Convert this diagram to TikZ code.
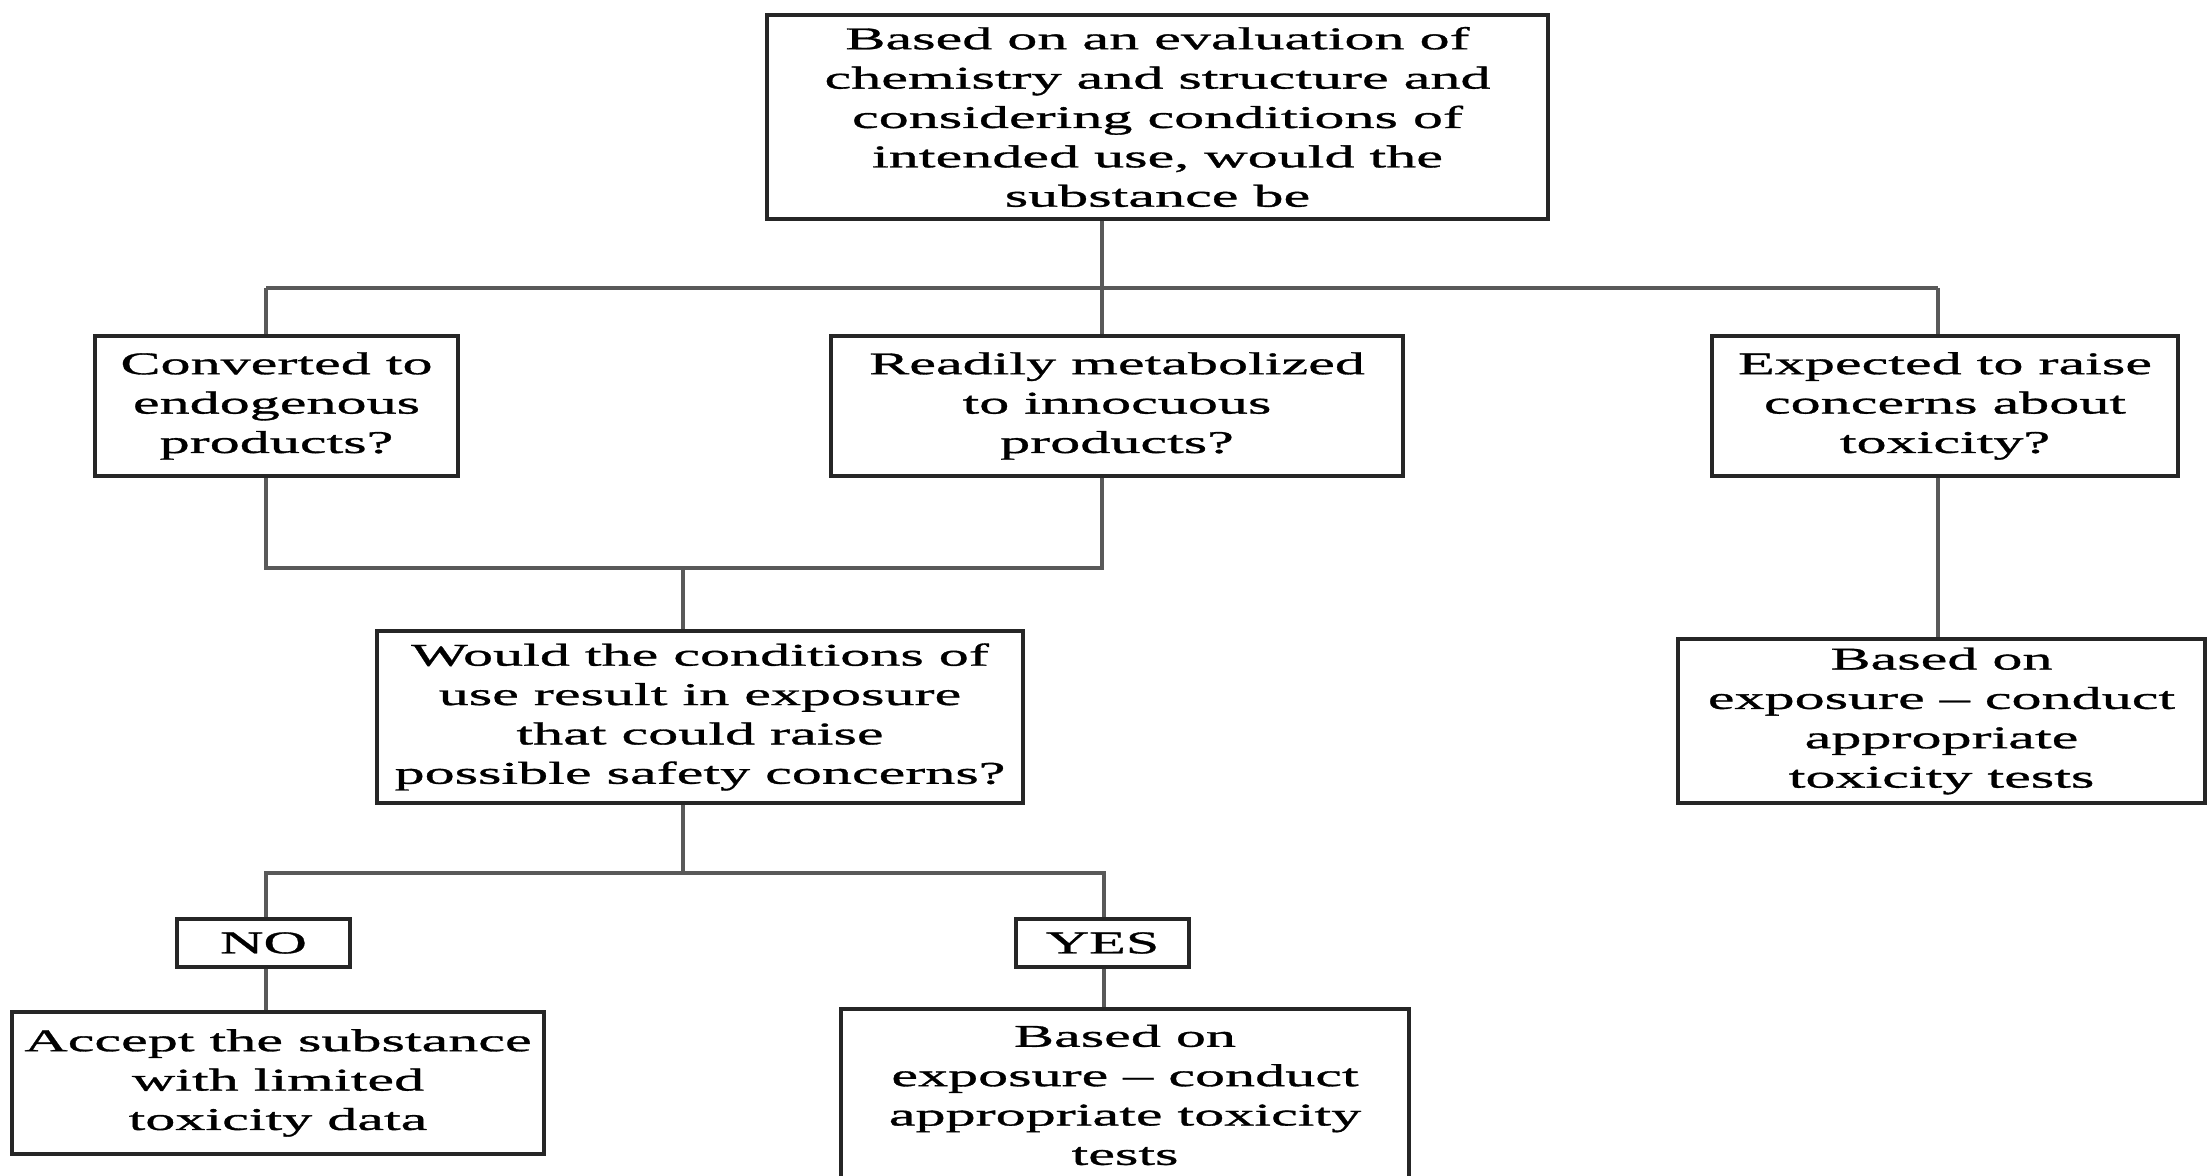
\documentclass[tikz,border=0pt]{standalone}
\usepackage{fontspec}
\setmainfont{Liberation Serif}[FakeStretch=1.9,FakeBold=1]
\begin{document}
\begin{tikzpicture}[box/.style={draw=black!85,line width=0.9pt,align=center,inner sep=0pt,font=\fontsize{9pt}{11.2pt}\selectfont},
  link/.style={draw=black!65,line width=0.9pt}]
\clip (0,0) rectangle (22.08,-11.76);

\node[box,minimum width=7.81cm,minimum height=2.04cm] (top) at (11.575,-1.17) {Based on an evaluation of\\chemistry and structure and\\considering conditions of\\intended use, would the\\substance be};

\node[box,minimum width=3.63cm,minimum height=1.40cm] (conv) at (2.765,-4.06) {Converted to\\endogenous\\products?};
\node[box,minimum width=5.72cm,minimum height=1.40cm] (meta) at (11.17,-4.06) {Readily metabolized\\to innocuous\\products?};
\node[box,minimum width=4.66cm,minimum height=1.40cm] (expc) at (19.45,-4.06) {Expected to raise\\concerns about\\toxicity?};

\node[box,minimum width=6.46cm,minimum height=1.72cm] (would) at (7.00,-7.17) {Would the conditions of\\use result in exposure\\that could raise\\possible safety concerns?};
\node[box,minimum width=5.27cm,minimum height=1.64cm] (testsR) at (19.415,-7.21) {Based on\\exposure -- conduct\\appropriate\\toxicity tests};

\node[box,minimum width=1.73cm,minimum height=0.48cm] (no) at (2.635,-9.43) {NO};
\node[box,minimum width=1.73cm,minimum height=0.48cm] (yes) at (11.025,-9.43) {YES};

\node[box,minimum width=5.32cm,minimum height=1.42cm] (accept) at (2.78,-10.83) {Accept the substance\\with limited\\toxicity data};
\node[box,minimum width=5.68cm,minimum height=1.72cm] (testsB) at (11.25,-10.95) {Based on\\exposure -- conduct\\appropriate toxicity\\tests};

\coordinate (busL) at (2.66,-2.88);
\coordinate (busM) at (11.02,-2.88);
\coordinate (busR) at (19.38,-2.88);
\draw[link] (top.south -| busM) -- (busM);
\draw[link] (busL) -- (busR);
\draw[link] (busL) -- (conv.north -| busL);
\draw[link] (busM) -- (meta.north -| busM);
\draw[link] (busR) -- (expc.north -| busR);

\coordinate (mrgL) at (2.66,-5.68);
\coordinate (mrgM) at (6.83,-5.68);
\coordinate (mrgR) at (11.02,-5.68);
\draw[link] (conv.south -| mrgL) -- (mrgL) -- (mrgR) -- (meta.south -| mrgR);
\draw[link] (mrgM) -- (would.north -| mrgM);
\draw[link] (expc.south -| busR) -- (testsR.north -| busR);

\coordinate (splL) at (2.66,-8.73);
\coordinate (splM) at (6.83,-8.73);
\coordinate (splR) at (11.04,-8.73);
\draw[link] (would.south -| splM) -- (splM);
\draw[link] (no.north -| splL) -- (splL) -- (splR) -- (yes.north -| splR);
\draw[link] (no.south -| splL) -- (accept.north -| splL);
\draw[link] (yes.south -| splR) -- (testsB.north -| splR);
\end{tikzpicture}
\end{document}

Work required:
Only the lines from the top of the data through the line with "(0,0) rectangle (22.08,-11.76);" should be quoted, exactly and with both ends kept; skip the pictures.

Right answer:
Convert this diagram to TikZ code.
\documentclass[tikz,border=0pt]{standalone}
\usepackage{fontspec}
\setmainfont{Liberation Serif}[FakeStretch=1.9,FakeBold=1]
\begin{document}
\begin{tikzpicture}[box/.style={draw=black!85,line width=0.9pt,align=center,inner sep=0pt,font=\fontsize{9pt}{11.2pt}\selectfont},
  link/.style={draw=black!65,line width=0.9pt}]
\clip (0,0) rectangle (22.08,-11.76);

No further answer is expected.